C&I loans consist of revolving, non-revolving and term loans extended to commercial borrowers for the purpose of providing working capital, equipment financing and financing for other business-related purposes. C&I loans are frequently collateralized by equipment, inventory, accounts receivable and/or general business assets. A portion of Washington Trust’s C&I loan portfolio is also collateralized by owner occupied real estate. C&I loans also include tax-exempt loans made to states and political subdivisions, as well as industrial development or revenue bonds issued through quasi-public corporations for the benefit of a private or non-profit entity where that entity rather than the governmental entity is obligated to pay the debt service. Washington Trust’s C&I loan portfolio includes loans to business sectors such as health care and social assistance, real estate rental and leasing, transportation and warehousing, educational services, retail trade, as well as other business sectors.

For the commercial portfolio, the Corporation typically obtains personal guarantees for payment from individuals holding material ownership interests in the borrowing entities.

Residential Real Estate Loans
Residential real estate loans held in the Corporation’s portfolio are made to borrowers who demonstrate the ability to make scheduled payments with full consideration to underwriting factors such as current and expected income, employment status, current assets, other financial resources, credit history and the value of the collateral.
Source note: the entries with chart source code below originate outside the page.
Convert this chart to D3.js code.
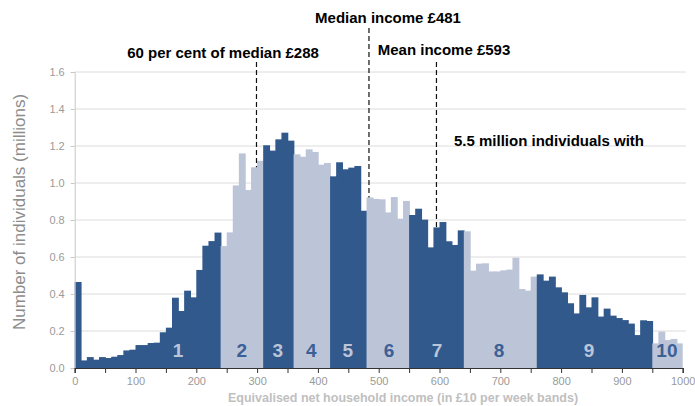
<!DOCTYPE html>
<html>
<head>
<meta charset="utf-8">
<script src="https://cdn.jsdelivr.net/npm/d3@7"></script>
<style>
  body { margin: 0; padding: 0; background: #fff; }
  text { font-family: "Liberation Sans", Arial, sans-serif; }
</style>
</head>
<body>
<script>
// number of individuals (millions) in each £10 per week band, 0-10, 10-20, ...
const counts = [
  0.465, 0.041, 0.059, 0.045, 0.059, 0.054, 0.061, 0.070, 0.095, 0.099,
  0.124, 0.124, 0.135, 0.137, 0.193, 0.218, 0.380, 0.308, 0.418, 0.382,
  0.530, 0.661, 0.686, 0.732, 0.659, 0.733, 0.987, 1.160, 0.962, 1.085,
  1.120, 1.204, 1.175, 1.236, 1.272, 1.229, 1.155, 1.142, 1.182, 1.168,
  1.099, 1.108, 1.036, 1.112, 1.074, 1.083, 1.092, 0.850, 0.922, 0.914,
  0.912, 0.841, 0.924, 0.807, 0.903, 0.827, 0.861, 0.802, 0.652, 0.760,
  0.789, 0.685, 0.665, 0.744, 0.739, 0.526, 0.564, 0.566, 0.522, 0.522,
  0.528, 0.532, 0.596, 0.427, 0.418, 0.494, 0.506, 0.472, 0.494, 0.436,
  0.409, 0.350, 0.295, 0.395, 0.328, 0.382, 0.278, 0.321, 0.283, 0.270,
  0.259, 0.240, 0.178, 0.258, 0.254, 0.133, 0.197, 0.151, 0.157, 0.133
];
const bandWidth = 10;

// upper edge of each decile, and where its number sits
const decileEnds = [240, 310, 360, 420, 480, 550, 640, 760, 950, 1000];
const decileLabels = ["1", "2", "3", "4", "5", "6", "7", "8", "9", "10"];
const decileLabelX = [170, 275, 334, 389, 449, 517, 596, 698, 846, 974];

// reference lines: drawn position and their captions
const markerX = [299, 484, 595];
const markerText = ["60 per cent of median £288", "Median income £481", "Mean income £593"];
const markerTextY = [58, 23, 55];
const markerTopY = [62, 28, 62];
const markerTextX = [223, 388, 444];

const noteText = "5.5 million individuals with";

const yTicks = [0, 0.2, 0.4, 0.6, 0.8, 1.0, 1.2, 1.4, 1.6];
const xLabelTicks = [0, 100, 200, 300, 400, 500, 600, 700, 800, 900, 1000];

const dark = "#31598c";
const light = "#bcc5d8";

const width = 695, height = 406;

const svg = d3.select("body").append("svg")
  .attr("width", width)
  .attr("height", height);

const x = d3.scaleLinear().domain([0, 1000]).range([74.7, 682.7]);
const y = d3.scaleLinear().domain([0, 1.6]).range([368, 72]);

const decileOf = v => decileEnds.findIndex(e => v < e);

// gridlines
svg.append("g")
  .selectAll("line")
  .data(yTicks.slice(1))
  .join("line")
  .attr("x1", x(0))
  .attr("x2", 686)
  .attr("y1", d => y(d))
  .attr("y2", d => y(d))
  .attr("stroke", "#dcdcdc")
  .attr("stroke-width", 1);

// bars
const bars = counts.map((c, i) => ({ start: i * bandWidth, value: c }));
svg.append("g")
  .selectAll("rect")
  .data(bars)
  .join("rect")
  .attr("x", d => x(d.start))
  .attr("width", (d, i) => x(d.start + bandWidth) - x(d.start) + (i < counts.length - 1 ? 0.8 : 0))
  .attr("y", d => y(d.value))
  .attr("height", d => y(0) - y(d.value))
  .attr("fill", d => decileOf(d.start) % 2 === 0 ? dark : light);

// decile numbers
svg.append("g")
  .selectAll("text")
  .data(decileLabels)
  .join("text")
  .attr("x", (d, i) => x(decileLabelX[i]))
  .attr("y", 357)
  .attr("text-anchor", "middle")
  .attr("font-size", 19)
  .attr("font-weight", "bold")
  .attr("fill", (d, i) => i % 2 === 0 ? light : "#3b6096")
  .text(d => d);

// y axis
const yAxis = svg.append("g")
  .attr("transform", `translate(${x(0)},0)`)
  .call(d3.axisLeft(y).tickValues(yTicks).tickFormat(d3.format(".1f")).tickSize(4).tickPadding(6));
yAxis.select(".domain").attr("stroke", "#c8c8c8");
yAxis.selectAll(".tick line").attr("stroke", "#c8c8c8");
yAxis.selectAll(".tick text").attr("fill", "#9a9a9a").attr("font-size", 11)
  .style("font-family", "Liberation Sans, Arial, sans-serif");

// x axis
const xAxis = svg.append("g")
  .attr("transform", `translate(0,${y(0)})`)
  .call(d3.axisBottom(x).ticks(20).tickSize(5).tickPadding(4)
    .tickFormat(d => xLabelTicks.includes(d) ? d : ""));
xAxis.select(".domain").attr("stroke", "#333").attr("stroke-width", 1.2);
xAxis.selectAll(".tick line").attr("stroke", "#333");
xAxis.selectAll(".tick text").attr("fill", "#9a9a9a").attr("font-size", 11)
  .style("font-family", "Liberation Sans, Arial, sans-serif");

// axis titles
svg.append("text")
  .attr("transform", "translate(25,212) rotate(-90)")
  .attr("text-anchor", "middle")
  .attr("font-size", 17)
  .attr("fill", "#8c8c8c")
  .text("Number of individuals (millions)");

svg.append("text")
  .attr("x", 403)
  .attr("y", 402)
  .attr("text-anchor", "middle")
  .attr("font-size", 12.5)
  .attr("font-weight", "bold")
  .attr("fill", "#c0c0c0")
  .text("Equivalised net household income (in £10 per week bands)");

// dashed reference lines, down to the top of the bar they cross
const barTopAt = v => counts[Math.floor(v / bandWidth)];
svg.append("g")
  .selectAll("line")
  .data(markerX)
  .join("line")
  .attr("x1", d => x(d))
  .attr("x2", d => x(d))
  .attr("y1", (d, i) => markerTopY[i])
  .attr("y2", d => y(barTopAt(d)))
  .attr("stroke", "#111")
  .attr("stroke-width", 1.2)
  .attr("stroke-dasharray", "5,3");

svg.append("g")
  .selectAll("text")
  .data(markerText)
  .join("text")
  .attr("x", (d, i) => markerTextX[i])
  .attr("y", (d, i) => markerTextY[i])
  .attr("text-anchor", "middle")
  .attr("font-size", 15)
  .attr("font-weight", "bold")
  .attr("fill", "#000")
  .text(d => d);

svg.append("text")
  .attr("x", 454)
  .attr("y", 146)
  .attr("font-size", 15)
  .attr("font-weight", "bold")
  .attr("fill", "#000")
  .text(noteText);
</script>
</body>
</html>
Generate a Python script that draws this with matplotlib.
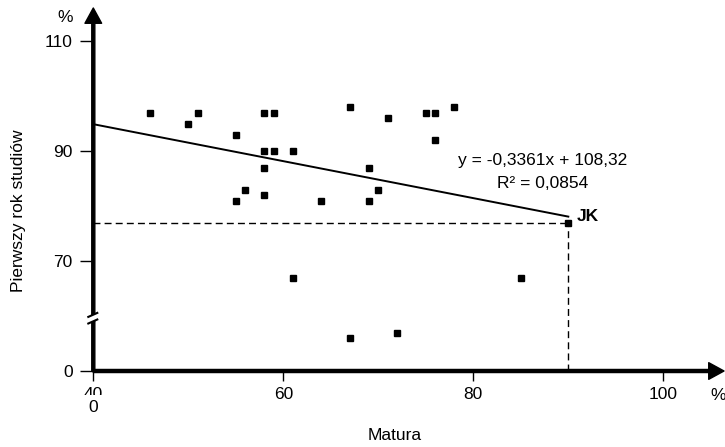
import matplotlib
matplotlib.use("Agg")
import matplotlib.pyplot as plt
from matplotlib.patches import Polygon
import numpy as np

plt.rcParams['font.family'] = ['Liberation Sans', 'DejaVu Sans']

# ---- data ----
matura = [46, 50, 51, 55, 55, 56, 58, 59, 58, 59, 58, 58, 61, 61, 64, 67, 67,
          69, 69, 70, 71, 72, 75, 76, 76, 78, 85, 90]
studia = [97, 95, 97, 93, 81, 83, 97, 97, 90, 90, 87, 82, 90, 67, 81, 98, 56,
          87, 81, 83, 96, 57, 97, 97, 92, 98, 67, 77]
jk_x, jk_y = 90, 77
slope, intercept = -0.3361, 108.32
fit_x = [40, 90]
x_ticks = [40, 60, 80, 100]
x_ticklabels = ['40', '60', '80', '100']
y_ticks = [50, 70, 90, 110]
y_ticklabels = ['0', '70', '90', '110']
eq_text = 'y = -0,3361x + 108,32'
r2_text = 'R² = 0,0854'
xlabel = 'Matura'
ylabel = 'Pierwszy rok studiów'

W, H = 725, 447
fig = plt.figure(figsize=(W / 100, H / 100), dpi=100)

def fx(px):
    return px / W

def fy(py):
    return 1 - py / H

# axes: x=40 at px 93.3, y=50 at px 371 ; 9.5 px / unit x, 5.5 px / unit y
ax_left, ax_bottom_px = 93.3, 371.0
xmin, xmax = 40, 106
ymin, ymax = 50, 115.45
ax = fig.add_axes([fx(ax_left), fy(ax_bottom_px),
                   (xmax - xmin) * 9.5 / W, (ymax - ymin) * 5.5 / H])
ax.set_xlim(xmin, xmax)
ax.set_ylim(ymin, ymax)
for s in ax.spines.values():
    s.set_visible(False)
ax.patch.set_alpha(0)

FS = 12.5
ax.set_xticks(x_ticks)
ax.set_xticklabels(x_ticklabels)
ax.set_yticks(y_ticks)
ax.set_yticklabels(y_ticklabels)
ax.tick_params(axis='x', direction='out', length=7.5, width=1, pad=4,
               labelsize=FS, color='black')
ax.tick_params(axis='y', direction='out', length=9.4, width=1, pad=5.5,
               labelsize=FS, color='black')

# axis arrows
arr = dict(width=2.2, headwidth=12, headlength=11, facecolor='black',
           edgecolor='black', shrink=0, clip_on=False)
ax.annotate('', xy=(40 + (724 - ax_left) / 9.5, 50), xytext=(40, 50),
            arrowprops=arr, annotation_clip=False, zorder=5)
ax.annotate('', xy=(40, 50 + (371 - 8) / 5.5), xytext=(40, 50),
            arrowprops=arr, annotation_clip=False, zorder=5)

# dashed guides to JK
ax.plot([40, jk_x], [jk_y, jk_y], color='black', lw=1, ls=(0, (5, 3)),
        clip_on=False, zorder=3)
ax.plot([jk_x, jk_x], [50, jk_y], color='black', lw=1, ls=(0, (5, 3)),
        clip_on=False, zorder=3)

# trend line
fx_arr = np.array(fit_x, dtype=float)
ax.plot(fx_arr, slope * fx_arr + intercept, color='black', lw=1.4, zorder=4)

# points
ax.plot(matura, studia, ls='none', marker='s', ms=5, color='black',
        zorder=6, clip_on=False)

# texts
ax.text(40 + (543 - ax_left) / 9.5, 90 - (160 - 150.7) / 5.5, eq_text,
        ha='center', va='center', fontsize=FS)
ax.text(40 + (543 - ax_left) / 9.5, 90 - (183 - 150.7) / 5.5, r2_text,
        ha='center', va='center', fontsize=FS)
ax.text(40 + (577 - ax_left) / 9.5, 90 - (216 - 150.7) / 5.5, 'JK',
        ha='left', va='center', fontsize=FS, fontweight='bold')

fig.text(fx(395), fy(436), xlabel, ha='center', va='center', fontsize=FS)
fig.text(fx(19), fy(211), ylabel, ha='center', va='center', fontsize=FS,
         rotation=90)
fig.text(fx(65), fy(17), '%', ha='center', va='center', fontsize=FS)
fig.text(fx(718), fy(395), '%', ha='center', va='center', fontsize=FS)

# cover lower part of the "40" label and write "0"
fig.add_artist(plt.Rectangle((fx(81), fy(424)), 24 / W, 29 / H,
                             transform=fig.transFigure, facecolor='white',
                             edgecolor='none', zorder=10))
fig.text(fx(93.3), fy(407.5), '0', ha='center', va='center', fontsize=FS,
         zorder=11)

# axis break on y axis
bx, by = ax_left, 318.0
def seg(x0, y0):
    # slanted stroke: rises 4 px over 9 px
    return [(fx(bx - 5), fy(by + y0 + 2.2)), (fx(bx + 4), fy(by + y0 - 1.8))]
up = seg(0, -3.3)
lo = seg(0, 3.3)
fig.add_artist(Polygon([up[0], up[1], lo[1], lo[0]], closed=True,
                       transform=fig.transFigure, facecolor='white',
                       edgecolor='none', zorder=10))
for s in (up, lo):
    fig.add_artist(plt.Line2D([s[0][0], s[1][0]], [s[0][1], s[1][1]],
                              transform=fig.transFigure, color='black',
                              lw=1.5, zorder=11))

fig.savefig('out.png', dpi=100)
Collateral consists of mortgage liens on one-to-four family residential properties, including condominiums. Residential real estate loans also include loans to construct owner-occupied one-to-four family residential properties. Collateral values are determined based upon third-party appraisals. In general, loans must meet the underwriting and purchase standards imposed by Federal Home Loan Mortgage Corporation, Federal National Mortgage Association and other institutional investors as applicable.

Consumer Loans:
Home equity loans and credit lines are made to qualified individuals and are primarily secured by senior or junior mortgage liens on one-to-four family residential properties, including condominiums. Borrower qualifications include favorable credit history combined with supportive income requirements and combined loan to value ratios within established guidelines, as set forth in the Corporation’s policy.

Other consumer loans consist of loans to individuals that are secured by general aviation aircraft and other installment loans made to qualified individuals for various purposes. Borrower qualifications include favorable credit history combined with supportive income and collateral requirements within established guidelines, as set forth in the Corporation’s policy.